Summary Article: San Marino, country, Europe
From The Columbia Encyclopedia

(sän märē'nō), officially Republic of San Marino, republic (2015 est. pop. 33,000), 24 sq mi (62 sq km), in the Apennines near the Adriatic Sea, SW of Rimini, N central Italy. It is the world's smallest republic and claims to be Europe's oldest existing state. The capital is San Marino (1988 est. pop. 4,140); Serravalle is the only other town.

People, Economy, and Government

Virtually all of the republic's inhabitants speak Italian and are Roman Catholic. About half of San Marino citizens live abroad, mainly in Italy, the United States, and France. Of note in San Marino are the Basilica of Santo Marino; towers (14th–16th cent.) built on each of the three peaks of Mt. Titano; the Gothic government house; and several museums of art.

San Marino's industries include banking and the manufacture of apparel, electronics, and ceramics. Tourism, however, is the country's economic mainstay. The sale of postage stamps and duty-free consumer goods are also sources of income. Wheat, grapes, corn, and olives are grown and cattle, pigs, and horses are raised. Wine and cheeses are the most important agricultural products. Building stone, lime, wood, chestnuts, wheat, wine, baked goods, hides, and ceramics are exported. The country imports many manufactured goods and much of its food, mostly from Italy. The republic receives an annual subsidy from Italy in return for having renounced certain rights, such as establishing a broadcasting station and growing tobacco. Although San Marino mints its own coins, Italian and Vatican City currencies are in general use.

San Marino is governed under the constitution of 1600 and the electoral law of 1926. Two regents (Capitani Reggenti), who are heads of state, are selected by the legislature from among its members for a period of six months. The secretary of state for foreign and political affairs, who is the head of government, is elected by the legislature for a five-year term, as is the cabinet. Legislative power in San Marino is vested in the popularly elected Grand Council (Consiglio Grande e Generale), which is made up of 60 members elected to five-year terms. Administratively, the country is divided into nine municipalities.


According to tradition, Marino, a Christian stonecutter from Dalmatia, took refuge (early 4th cent.) on Mt. Titano (2,300 ft/701 m), the chief geographical feature of present-day San Marino. By the mid-5th cent., a community was formed; because of its relatively inaccessible location and its poverty, it has succeeded, with a few brief interruptions, in maintaining its independence. In 1631 its independence was recognized by the papacy. In 1849, San Marino gave refuge to Garibaldi, the Italian patriot and soldier. Italy and San Marino signed a treaty of friendship and economic cooperation in 1862 (renewed and expanded several times). Volunteers from San Marino served with the Italians in World Wars I and II; Allied aircraft bombed the republic in 1944.

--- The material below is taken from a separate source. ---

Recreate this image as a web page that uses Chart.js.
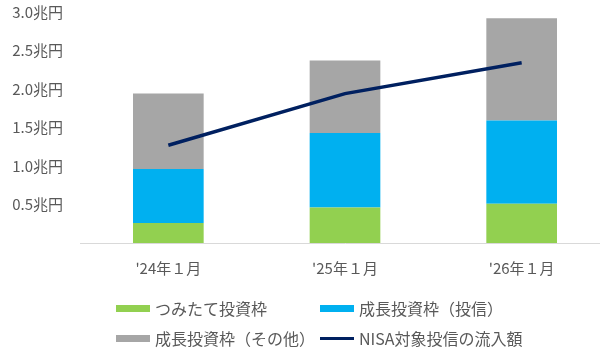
<!DOCTYPE html>
<html>
<head>
<meta charset="utf-8">
<script src="https://cdn.jsdelivr.net/npm/chart.js@4"></script>
<style>
  html, body { margin: 0; padding: 0; overflow: hidden; background: #fff; }
  body { width: 600px; height: 362px; position: relative; font-family: "Noto Sans CJK JP", sans-serif; }
  #wrap { position: absolute; left: 0; top: -14px; width: 612px; height: 304px; }
  #legend { position: absolute; left: 0; top: 0; width: 600px; height: 362px; pointer-events: none; }
  .item { position: absolute; display: flex; align-items: center; height: 20px; font-size: 16px; color: #595959; white-space: nowrap; }
  .sw { width: 34px; margin-right: 5px; }
</style>
</head>
<body>
<div id="wrap"><canvas id="chart"></canvas></div>
<div id="legend"></div>
<script>
const months = ["'24年１月", "'25年１月", "'26年１月"];
const tsumitate = [0.26, 0.46, 0.51];
const seichoFunds = [0.70, 0.97, 1.08];
const seichoOther = [0.98, 0.94, 1.33];
const nisaInflow = [1.27, 1.94, 2.34];

const ctx = document.getElementById('chart').getContext('2d');
const chart = new Chart(ctx, {
    data: {
        labels: months,
        datasets: [
            { type: 'line', label: 'NISA対象投信の流入額', data: nisaInflow, borderColor: '#002060', backgroundColor: '#002060',
              borderWidth: 3.5, pointRadius: 0, tension: 0, stack: 'inflow', order: 0 },
            { type: 'bar', label: 'つみたて投資枠', data: tsumitate, backgroundColor: '#92d050', stack: 'nisa', order: 1 },
            { type: 'bar', label: '成長投資枠（投信）', data: seichoFunds, backgroundColor: '#00b0f0', stack: 'nisa', order: 1 },
            { type: 'bar', label: '成長投資枠（その他）', data: seichoOther, backgroundColor: '#a6a6a6', stack: 'nisa', order: 1 }
        ]
    },
    options: {
        responsive: true,
        maintainAspectRatio: false,
        animation: false,
        layout: { padding: { top: 0, right: 2, left: 0, bottom: 0 } },
        datasets: { bar: { barPercentage: 0.4, categoryPercentage: 1 } },
        plugins: { legend: { display: false }, tooltip: { enabled: false } },
        scales: {
            x: {
                stacked: true,
                grid: { display: false, drawTicks: false },
                border: { display: true, color: '#d9d9d9', width: 1 },
                ticks: { color: '#595959', font: { family: '"Noto Sans CJK JP"', size: 15 }, padding: 16 },
                afterFit: s => { s.height = 47; }
            },
            y: {
                stacked: true,
                min: 0,
                max: 3.0,
                grid: { display: false, drawTicks: false },
                border: { display: false },
                ticks: {
                    stepSize: 0.5,
                    color: '#595959',
                    font: { family: '"Noto Sans CJK JP"', size: 15 },
                    padding: 17,
                    callback: v => v === 0 ? '' : v.toFixed(1) + '兆円'
                },
                afterFit: s => { s.width = 80; }
            }
        }
    }
});

// legend in the two-column layout of the original
const legendOrder = [1, 2, 3, 0];
const colX = [116, 320];
const rowY = [298, 328];
const legendDiv = document.getElementById('legend');
legendOrder.forEach((di, i) => {
    const ds = chart.data.datasets[di];
    const item = document.createElement('div');
    item.className = 'item';
    item.style.left = colX[i % 2] + 'px';
    item.style.top = rowY[Math.floor(i / 2)] + 'px';
    const sw = document.createElement('span');
    sw.className = 'sw';
    sw.style.background = ds.backgroundColor;
    sw.style.height = ds.type === 'line' ? '3px' : '7px';
    item.appendChild(sw);
    item.appendChild(document.createTextNode(ds.label));
    legendDiv.appendChild(item);
});
</script>
</body>
</html>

Following a period of Communist rule (1947–57), a coalition of Christian Democrats and Social Democrats came to power. In 1973, the Social Democrats left the coalition and were replaced by the Socialists and the tiny Movement for Statutory Liberties. In 1960 women were given the right to vote, and in 1973 they were granted the right to hold public office. A left-wing coalition led by the Communists ruled from 1978 to 1986, at which time the Communists joined with the Christian Democrats to form a new government. The coalition was reelected in 1988. The Communist party changed its name in 1990 to the Democratic Progressive party and continued in coalition with the Christian Democrats. In 1992, the Christian Democrats formed a new coalition with the Socialists; they remained in power following the 1993 and 1998. Governmental instability after the 2001 elections led to broad-based national unity government in 2003. After the 2006 elections the Socialists and Democrats (PSD), a merger of the Socialists, former Communists, and others, formed a coalition government. A coalition led by the Christian Democrats won in 2008, but a national unity government that included the PSD was formed in 2011, and that coalition won in 2012. In 2016 a coalition led by the Democratic Socialist Left won.